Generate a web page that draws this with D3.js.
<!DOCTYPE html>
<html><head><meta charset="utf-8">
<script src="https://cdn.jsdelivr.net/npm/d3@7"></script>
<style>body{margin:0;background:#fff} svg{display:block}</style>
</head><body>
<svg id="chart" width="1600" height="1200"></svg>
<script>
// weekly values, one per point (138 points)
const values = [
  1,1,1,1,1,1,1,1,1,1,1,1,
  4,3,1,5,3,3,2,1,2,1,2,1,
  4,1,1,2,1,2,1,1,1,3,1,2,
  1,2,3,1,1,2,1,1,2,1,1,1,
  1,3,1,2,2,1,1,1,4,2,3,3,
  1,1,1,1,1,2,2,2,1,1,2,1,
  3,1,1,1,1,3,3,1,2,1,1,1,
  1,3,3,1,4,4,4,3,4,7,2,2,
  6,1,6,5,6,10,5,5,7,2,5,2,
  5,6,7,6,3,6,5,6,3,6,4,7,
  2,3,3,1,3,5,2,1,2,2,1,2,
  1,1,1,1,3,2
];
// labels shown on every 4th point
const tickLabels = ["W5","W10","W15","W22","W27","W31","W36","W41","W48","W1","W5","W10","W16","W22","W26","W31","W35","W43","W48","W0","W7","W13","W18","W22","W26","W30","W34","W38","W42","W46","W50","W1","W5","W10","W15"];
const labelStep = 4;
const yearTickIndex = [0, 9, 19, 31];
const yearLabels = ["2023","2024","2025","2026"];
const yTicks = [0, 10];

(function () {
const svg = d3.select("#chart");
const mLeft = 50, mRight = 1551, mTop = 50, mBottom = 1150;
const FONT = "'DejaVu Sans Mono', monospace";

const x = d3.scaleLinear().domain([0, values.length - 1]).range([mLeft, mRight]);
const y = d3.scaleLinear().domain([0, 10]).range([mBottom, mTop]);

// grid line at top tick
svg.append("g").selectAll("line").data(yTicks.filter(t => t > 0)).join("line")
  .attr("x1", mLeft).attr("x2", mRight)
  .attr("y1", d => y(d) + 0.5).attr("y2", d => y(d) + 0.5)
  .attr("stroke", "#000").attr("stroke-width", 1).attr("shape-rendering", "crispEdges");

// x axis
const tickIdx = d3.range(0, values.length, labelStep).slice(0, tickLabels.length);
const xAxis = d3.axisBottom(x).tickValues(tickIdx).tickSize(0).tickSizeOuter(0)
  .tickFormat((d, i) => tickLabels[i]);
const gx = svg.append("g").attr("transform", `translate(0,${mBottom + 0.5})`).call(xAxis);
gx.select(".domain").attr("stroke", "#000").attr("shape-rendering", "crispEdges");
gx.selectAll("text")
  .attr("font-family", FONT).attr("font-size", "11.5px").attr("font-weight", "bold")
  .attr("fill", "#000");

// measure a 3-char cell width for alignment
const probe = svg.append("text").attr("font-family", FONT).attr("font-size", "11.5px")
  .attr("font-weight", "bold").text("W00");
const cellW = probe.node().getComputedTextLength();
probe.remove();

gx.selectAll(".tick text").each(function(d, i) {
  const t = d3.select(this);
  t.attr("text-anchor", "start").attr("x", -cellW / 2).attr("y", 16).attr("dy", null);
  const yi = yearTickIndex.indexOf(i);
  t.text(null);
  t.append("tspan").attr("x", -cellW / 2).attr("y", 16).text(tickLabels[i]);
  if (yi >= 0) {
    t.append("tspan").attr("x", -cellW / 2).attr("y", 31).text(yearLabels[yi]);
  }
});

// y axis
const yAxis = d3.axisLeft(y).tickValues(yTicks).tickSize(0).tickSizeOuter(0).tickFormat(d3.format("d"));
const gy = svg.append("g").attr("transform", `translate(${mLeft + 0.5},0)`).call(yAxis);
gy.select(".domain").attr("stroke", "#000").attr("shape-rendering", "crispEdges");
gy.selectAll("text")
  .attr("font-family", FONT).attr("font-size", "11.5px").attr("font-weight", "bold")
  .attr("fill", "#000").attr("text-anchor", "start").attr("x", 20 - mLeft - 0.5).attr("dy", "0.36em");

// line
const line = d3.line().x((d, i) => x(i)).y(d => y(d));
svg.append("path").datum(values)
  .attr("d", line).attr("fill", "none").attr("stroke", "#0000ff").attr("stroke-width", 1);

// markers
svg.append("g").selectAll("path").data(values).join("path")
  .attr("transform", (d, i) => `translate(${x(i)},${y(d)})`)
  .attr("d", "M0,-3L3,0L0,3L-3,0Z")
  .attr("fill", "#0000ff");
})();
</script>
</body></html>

* * *

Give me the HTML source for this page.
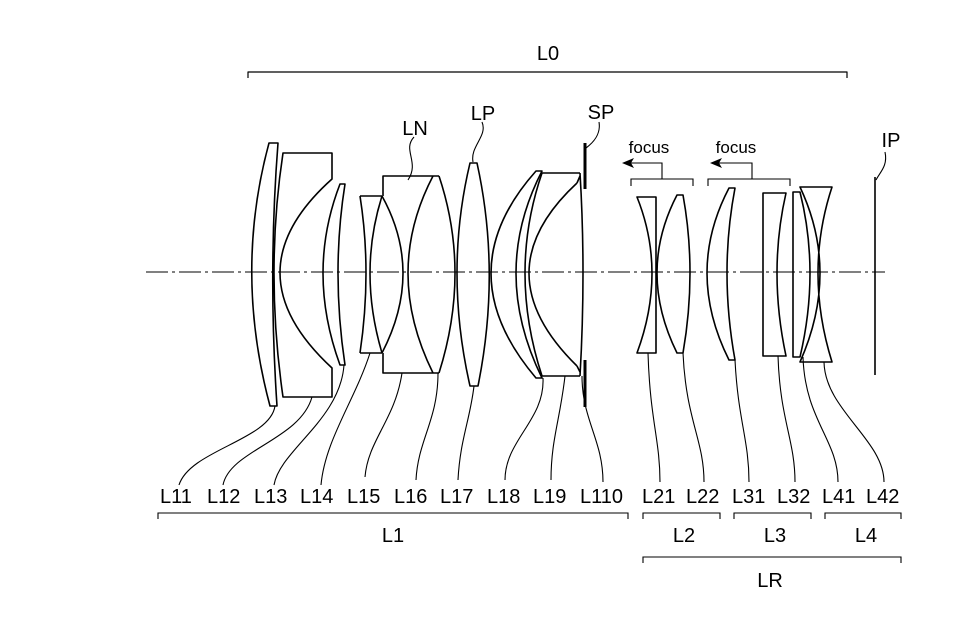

_Aim_
Of the lines in the data above, how many contain the word "page"? Give only that figure.

_The result_
2